I think the KYC rules apply on customeraccount level and the FATF travel rule applies on transaction level.
LOL
Transaction level? The exchange totaly know where they sent coins. They have view key. FATF travel rule is about person informations not about transaction. Just read it. Exchange customer that is KYCed clearly know where to whome he sent his coins and who send them to him and can normal tell that to anyone that is curious about it.
Are you telling me that exchanges have the ability to directly connect senders and receivers to Monero transactions? Senders and receivers that are suppose to be shielded on-chain ? I thought only Monero users can view their own transactions? (if they remember to which address they sent it). Are you telling me if someone hacks an exchange, they can obtain sender and receiver information about Monero transactions ? Thereby completely de-anomyzing Monero transactions ?
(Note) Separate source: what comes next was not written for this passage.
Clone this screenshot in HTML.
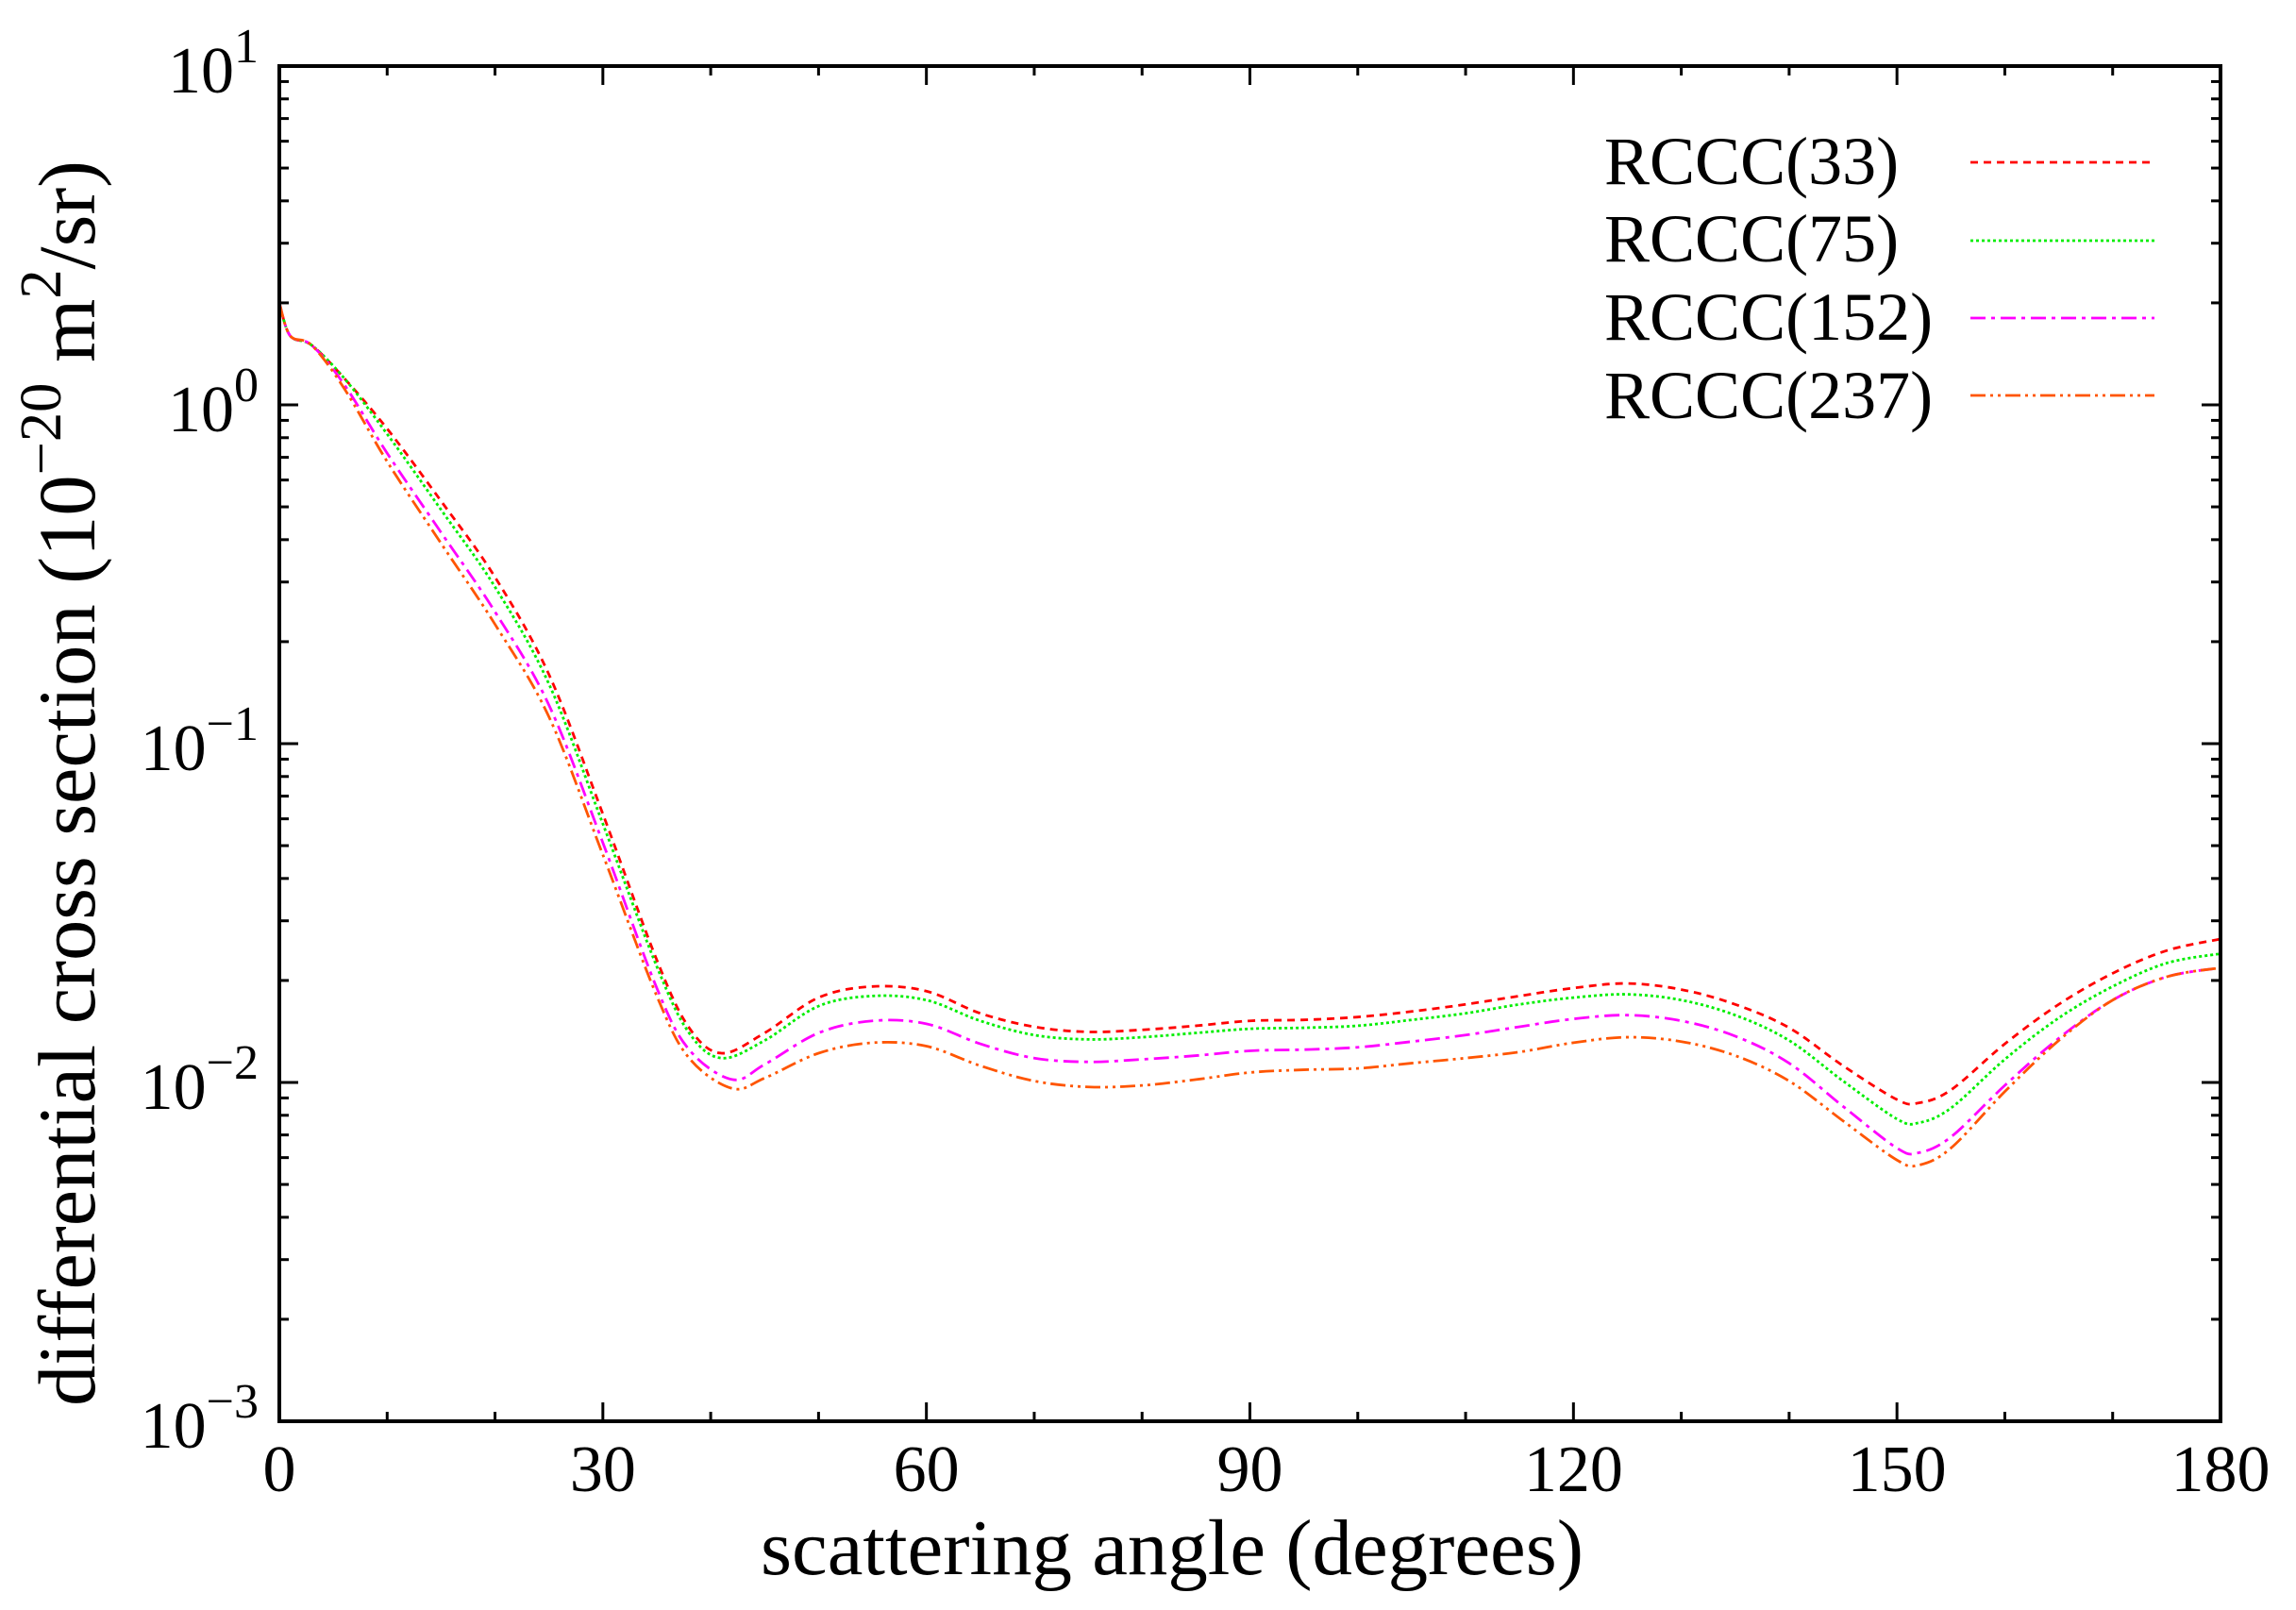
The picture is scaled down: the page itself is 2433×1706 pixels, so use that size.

I don't think exchanges have that kind of information, they only have KYC information on their customers and are now required to pass additional sender and receiver information from transactions that go through their exchange, which will simply not be possible with certain cryptocurrencies (specially those that shield that information on-chain even from them).
Anyways, FATF is clearly setting up a global monitoring system, where suspicious looking transactions can be flagged and checked for sender and receiver information, without FATF having to go back to exchanges to request that sort of information. Sort of a global operating upstreaming data information system.